To call Apice’s set-up, an outdoor kitchen would be a stretch. For now, it consists of his pizza oven, with nearby granite countertops propped up on sawhorses, and a moderately sized grill.

Someday soon, though, he plans to build permanent cabinetry to hold his countertops so some of the prep work can be done outside. Karen hopes he’ll throw in a sink.

An Italian natural
Turns out, wood-fired ovens as part of an outdoor kitchen aren’t that unusual. Especially in large, urban areas, the idea is catching on, says James Bairey, a former Silicon Valley executive who recently started Forno Bravo, which imports brick ovens from Italy. His kits start at $1,350 for a 31 1/2-inch round oven, which can hold two pizzas. ?

Bairey, who describes the beginnings of his company as a “hobby that took over,” found wood-fire ovens to be “so alluring and so addictive.” The idea took root when he and his family took a “sabbatical” to Tuscany.

“Over here they are like the barbecue,” Bairey says in a phone interview from Florence, Italy. “Everybody has them.

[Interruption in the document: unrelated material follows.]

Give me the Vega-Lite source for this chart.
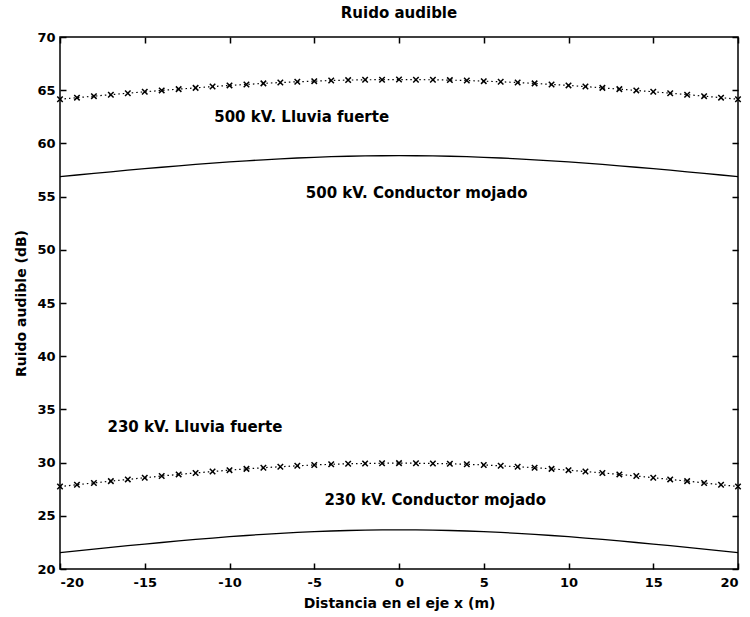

They are a part of the culture. (In the United States) I think there’s a tendency to think of them as a luxury item.”

His company, based in Healdsburg, Calif., is only a month old, but Bairey says once he launched the Web site, www.fornobravo.com, “we took a bunch of orders immediately.”

Though he also sells commercial ovens, “my heart goes out to the hobbyist who wants one in their backyard.”